Give your workforce an incentive to act in accordance with your business’ vision, mission and values. Sharing this and training will drive a successful organization by creating aligned goals while improving supply chain productivity.
- Increase Information Sharing and Visibility
Make your logistics processes more transparent to your workforce and your clients. Eliminate slow, unreliable spreadsheets to provide information. Share the most up-to-date information through current technology solutions.
Other ways to increase information sharing include taking advantage of big data analytics available to you, measuring supply chain metrics regularly and involving employees in finding inefficiencies in the system. By informing your workforce and your clients, you create opportunities for innovation.
- Analyze Information to Meet Customer Needs
Extend the belief that supply chains begin at the warehouse and end in a store because all products sent through your supply chain eventually reach an end user. Analyze transportation data to better inform your customer of trends and opportunities.

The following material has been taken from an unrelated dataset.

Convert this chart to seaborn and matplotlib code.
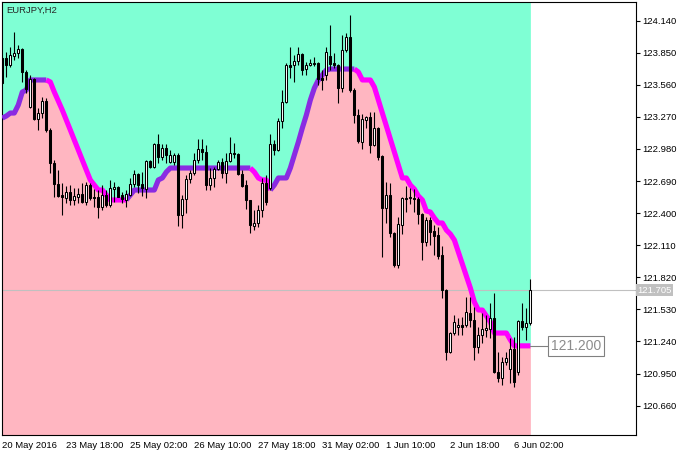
"""EURJPY H2 candles with a stepped trend line and two-colour fill, MetaTrader style."""

import numpy as np
import pandas as pd
import matplotlib
matplotlib.use("Agg")
import matplotlib.pyplot as plt
import seaborn as sns

symbol = "EURJPY,H2"

opens = [
    123.803, 123.803, 123.739, 123.821, 123.848, 123.884, 123.676, 123.360, 123.613, 123.251,
    123.305, 123.414, 123.152, 122.853, 122.663, 122.564, 122.537, 122.591, 122.519, 122.546,
    122.573, 122.501, 122.654, 122.546, 122.546, 122.455, 122.564, 122.473, 122.618, 122.636,
    122.564, 122.519, 122.564, 122.663, 122.754, 122.663, 122.618, 122.871, 122.817, 123.025,
    122.907, 122.989, 122.862, 122.862, 122.926, 122.383, 122.528, 122.709, 122.763, 122.880,
    122.980, 122.953, 122.654, 122.718, 122.799, 122.862, 122.763, 122.871, 122.944, 122.935,
    122.754, 122.654, 122.519, 122.284, 122.311, 122.428, 122.672, 122.627, 123.025, 122.971,
    123.233, 123.405, 123.739, 123.739, 123.775, 123.839, 123.703, 123.739, 123.757, 123.757,
    123.622, 123.649, 123.821, 123.757, 123.739, 123.531, 123.875, 123.992, 123.513, 123.287,
    123.043, 123.242, 123.269, 123.016, 123.170, 122.916, 122.446, 122.564, 122.220, 121.931,
    122.293, 122.537, 122.537, 122.537, 122.528, 122.392, 122.139, 122.338, 122.238, 122.202,
    122.021, 121.705, 121.144, 121.316, 121.370, 121.388, 121.388, 121.497, 121.434, 121.190,
    121.298, 121.343, 121.352, 121.452, 120.963, 120.909, 121.054, 120.991, 121.171, 120.963,
    121.425, 121.370, 121.406,
]
highs = [
    123.812, 123.857, 123.902, 124.038, 123.920, 123.893, 123.694, 123.649, 123.622, 123.350,
    123.450, 123.441, 123.170, 122.880, 122.790, 122.672, 122.645, 122.654, 122.627, 122.627,
    122.672, 122.681, 122.672, 122.618, 122.609, 122.654, 122.609, 122.700, 122.681, 122.645,
    122.591, 122.609, 122.718, 122.790, 122.763, 122.772, 122.880, 122.880, 123.034, 123.115,
    123.025, 123.025, 122.971, 122.944, 122.944, 122.564, 122.745, 122.790, 122.944, 123.070,
    123.070, 123.016, 122.808, 122.817, 122.880, 122.898, 122.944, 123.088, 123.034, 122.944,
    122.790, 122.700, 122.519, 122.428, 122.473, 122.718, 122.745, 123.115, 123.061, 123.260,
    123.513, 123.757, 123.902, 123.830, 123.902, 123.848, 123.766, 123.794, 123.812, 123.766,
    123.694, 123.902, 124.101, 123.848, 123.748, 124.011, 124.029, 124.191, 123.531, 123.341,
    123.296, 123.278, 123.314, 123.314, 123.179, 122.926, 122.681, 122.672, 122.229, 122.365,
    122.546, 122.645, 122.627, 122.618, 122.546, 122.401, 122.365, 122.365, 122.293, 122.275,
    122.103, 121.714, 121.325, 121.479, 121.452, 121.461, 121.642, 121.642, 121.551, 121.370,
    121.497, 121.479, 121.587, 121.678, 121.144, 121.099, 121.144, 121.271, 121.280, 121.434,
    121.587, 121.542, 121.804,
]
lows = [
    123.568, 123.631, 123.721, 123.784, 123.803, 123.586, 123.486, 123.350, 123.242, 123.152,
    123.260, 123.133, 122.763, 122.546, 122.546, 122.383, 122.492, 122.473, 122.473, 122.492,
    122.492, 122.473, 122.519, 122.455, 122.356, 122.428, 122.455, 122.455, 122.501, 122.546,
    122.492, 122.455, 122.555, 122.636, 122.582, 122.555, 122.537, 122.808, 122.808, 122.853,
    122.880, 122.853, 122.853, 122.835, 122.284, 122.265, 122.401, 122.672, 122.745, 122.853,
    122.880, 122.609, 122.609, 122.636, 122.790, 122.718, 122.672, 122.862, 122.898, 122.745,
    122.636, 122.437, 122.220, 122.247, 122.275, 122.365, 122.473, 122.609, 122.926, 122.962,
    123.170, 123.396, 123.622, 123.586, 123.739, 123.649, 123.649, 123.730, 123.730, 123.559,
    123.513, 123.604, 123.694, 123.712, 123.396, 123.495, 123.857, 123.495, 123.215, 123.034,
    122.980, 123.170, 122.944, 123.007, 122.880, 122.003, 122.311, 122.184, 121.913, 121.904,
    122.211, 122.410, 122.482, 122.410, 122.302, 121.976, 122.103, 122.112, 122.021, 121.985,
    121.633, 121.072, 121.135, 121.298, 121.298, 121.298, 121.370, 121.370, 121.072, 121.135,
    121.226, 121.280, 121.271, 120.954, 120.873, 120.846, 121.027, 120.864, 120.828, 120.936,
    121.343, 121.253, 121.388,
]
closes = [
    123.577, 123.739, 123.830, 123.848, 123.884, 123.676, 123.522, 123.613, 123.251, 123.305,
    123.414, 123.152, 122.853, 122.663, 122.555, 122.546, 122.591, 122.519, 122.555, 122.573,
    122.501, 122.654, 122.537, 122.537, 122.455, 122.564, 122.473, 122.627, 122.636, 122.546,
    122.528, 122.573, 122.663, 122.754, 122.654, 122.627, 122.871, 122.817, 123.025, 122.907,
    122.989, 122.926, 122.926, 122.926, 122.383, 122.528, 122.709, 122.763, 122.880, 122.980,
    122.953, 122.654, 122.718, 122.799, 122.862, 122.763, 122.871, 122.944, 122.935, 122.754,
    122.645, 122.519, 122.293, 122.311, 122.428, 122.672, 122.501, 123.025, 122.971, 123.233,
    123.405, 123.739, 123.721, 123.775, 123.839, 123.694, 123.739, 123.757, 123.748, 123.613,
    123.604, 123.857, 123.748, 123.739, 123.531, 123.875, 123.992, 123.513, 123.287, 123.052,
    123.251, 123.269, 123.016, 123.170, 122.907, 122.446, 122.564, 122.220, 121.931, 122.302,
    122.537, 122.528, 122.546, 122.528, 122.392, 122.139, 122.338, 122.229, 122.193, 122.012,
    121.705, 121.144, 121.316, 121.415, 121.388, 121.370, 121.506, 121.434, 121.190, 121.298,
    121.352, 121.361, 121.452, 120.963, 120.909, 121.054, 121.090, 121.171, 120.873, 121.425,
    121.370, 121.406, 121.705,
]
# stepped trend line, one value per bar
trend = [
    123.260, 123.278, 123.305, 123.305, 123.378, 123.495, 123.513, 123.604, 123.604, 123.604,
    123.604, 123.604, 123.586, 123.495, 123.414, 123.332, 123.242, 123.152, 123.061, 122.971,
    122.880, 122.790, 122.700, 122.654, 122.609, 122.609, 122.564, 122.519, 122.519, 122.519,
    122.519, 122.519, 122.564, 122.609, 122.609, 122.609, 122.609, 122.609, 122.609, 122.700,
    122.718, 122.772, 122.808, 122.808, 122.808, 122.808, 122.808, 122.808, 122.808, 122.808,
    122.808, 122.808, 122.808, 122.808, 122.808, 122.808, 122.808, 122.808, 122.808, 122.808,
    122.808, 122.808, 122.808, 122.772, 122.718, 122.700, 122.700, 122.609, 122.654, 122.718,
    122.718, 122.718, 122.808, 122.926, 123.043, 123.170, 123.287, 123.423, 123.531, 123.604,
    123.649, 123.694, 123.703, 123.703, 123.703, 123.703, 123.703, 123.703, 123.703, 123.676,
    123.604, 123.604, 123.604, 123.540, 123.423, 123.305, 123.188, 123.070, 122.953, 122.835,
    122.718, 122.718, 122.654, 122.618, 122.555, 122.519, 122.419, 122.410, 122.356, 122.311,
    122.311, 122.247, 122.211, 122.157, 122.048, 121.940, 121.831, 121.723, 121.596, 121.524,
    121.524, 121.470, 121.415, 121.316, 121.316, 121.316, 121.316, 121.253, 121.200, 121.200,
    121.200, 121.200, 121.200,
]
# u = rising (blue violet), d = falling (magenta)
trend_dir = "u" * 12 + "d" * 20 + "u" * 31 + "d" * 5 + "u" * 21 + "d" * 44

x_tick_bars = [0, 16, 32, 48, 64, 80, 96, 112, 128]
x_tick_labels = ["20 May 2016", "23 May 18:00", "25 May 02:00", "26 May 10:00",
                 "27 May 18:00", "31 May 02:00", "1 Jun 10:00", "2 Jun 18:00", "6 Jun 02:00"]
y_ticks = [120.660, 120.950, 121.240, 121.530, 121.820, 122.110,
           122.400, 122.690, 122.980, 123.270, 123.560, 123.850, 124.140]
bid_price = 121.705
target_price = 121.200

line_colors = {"u": "#8A2BE2", "d": "#FF00FF"}

sns.set_style("white")
plt.rcParams["font.family"] = ["Liberation Sans", "DejaVu Sans"]

df = pd.DataFrame({"open": opens, "high": highs, "low": lows,
                   "close": closes, "trend": trend, "dir": list(trend_dir)})
df["bar"] = np.arange(len(df))

fig = plt.figure(figsize=(6.87, 4.55), dpi=100)
ax = fig.add_axes([2 / 687, 20 / 455, 634 / 687, 433 / 455])
y_lo, y_hi = 120.394, 124.309
ax.set_xlim(-0.075, 158.4)
ax.set_ylim(y_lo, y_hi)

# coloured zones above / below the trend line
ax.fill_between(df["bar"], df["trend"], y_hi, color="#7FFFD4", lw=0, zorder=1)
ax.fill_between(df["bar"], y_lo, df["trend"], color="#FFB6C1", lw=0, zorder=1)

ax.axhline(bid_price, color="#C0C0C0", lw=0.8, zorder=2)

# trend line, one run per colour
runs = (df["dir"] != df["dir"].shift()).cumsum()
for _, seg in df.groupby(runs):
    start = max(seg.index[0] - 1, 0)
    part = df.loc[start:seg.index[-1]]
    sns.lineplot(x=part["bar"].values, y=part["trend"].values, estimator=None, sort=False,
                 color=line_colors[seg["dir"].iloc[0]], lw=3.7, ax=ax, zorder=3,
                 solid_capstyle="butt")

# candles
up = df["close"] >= df["open"]
ax.vlines(df["bar"], df["low"], df["high"], color="black", lw=0.8, zorder=4)
body_lo = np.minimum(df["open"], df["close"])
body_h = (df["close"] - df["open"]).abs()
ax.bar(df["bar"], body_h, bottom=body_lo, width=0.55,
       color=np.where(up, "white", "black"), edgecolor="black", lw=0.75, zorder=5)

# target price marker
last = df["bar"].iloc[-1]
ax.plot([last, last + 5.2], [target_price, target_price], color="#808080", lw=0.8, zorder=6)
ax.text(last + 5.2, target_price, f"{target_price:.3f}", fontsize=10, color="#8C8C8C",
        ha="left", va="center", zorder=7,
        bbox=dict(boxstyle="square,pad=0.2", fc="white", ec="#808080", lw=0.8))

# axes styling
ax.yaxis.tick_right()
ax.set_yticks(y_ticks)
ax.set_yticklabels([f"{v:.3f}" for v in y_ticks])
ax.set_xticks(x_tick_bars)
ax.set_xticklabels(x_tick_labels, ha="left")
ax.tick_params(axis="both", direction="out", length=3, width=0.8, color="black",
               labelsize=6.8, pad=1.5, labelcolor="black")
ax.tick_params(axis="x", pad=1)
for s in ax.spines.values():
    s.set_visible(True)
    s.set_color("black")
    s.set_linewidth(0.8)

ax.text(1.0016, bid_price, f"{bid_price:.3f}", transform=ax.get_yaxis_transform(),
        fontsize=6.8, color="white", ha="left", va="center", clip_on=False, zorder=8,
        bbox=dict(boxstyle="square,pad=0.15", fc="#C0C0C0", ec="none"))

ax.text(0.0065, 0.991, symbol, transform=ax.transAxes, fontsize=6.8,
        ha="left", va="top", zorder=8)

fig.savefig("out.png", dpi=100)
plt.close(fig)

- Nurture Innovation in Partnerships
Supply chain managers should evaluate which suppliers possess capabilities they can tap into to help produce innovations in products, services or go-to-market strategies. They should play a key role by becoming less of a process executer and more of a process enabler. Looking for opportunities to improve current processes by leveraging supplier capabilities empowers both parties while benefiting the ultimate consumer.
Reverse Supply Chain
Reverse Supply Chain stands for all operations related to the reuse of products and materials. It is “the process of planning, implementing, and controlling the efficient, cost effective flow of raw materials, in-process inventory, finished goods and related information from the point of consumption to the point of origin for the purpose of recapturing value or proper disposal. More precisely, reverse logistics is the process of moving goods from their typical final destination for the purpose of capturing value, or proper disposal. Remanufacturing and refurbishing activities also may be included in the definition of reverse logistics.” The reverse logistics process includes the management and the sale of surplus as well as returned equipment and machines from the hardware leasing business. Normally, logistics deal with events that bring the product towards the customer. In the case of reverse logistics, the resource goes at least one step back in the supply chain. For instance, goods move from the customer to the distributor or to the manufacturer.
When a manufacturer’s product normally moves through the supply chain network, it is to reach the distributor or customer. Any process or management after the sale of the product involves reverse logistics. If the product is defective, the customer would return the product. The manufacturing firm would then have to organise shipping of the defective product, testing the product, dismantling, repairing, recycling or disposing the product. The product would travel in reverse through the supply chain network in order to retain any use from the defective product. The logistics for such matters is reverse logistics.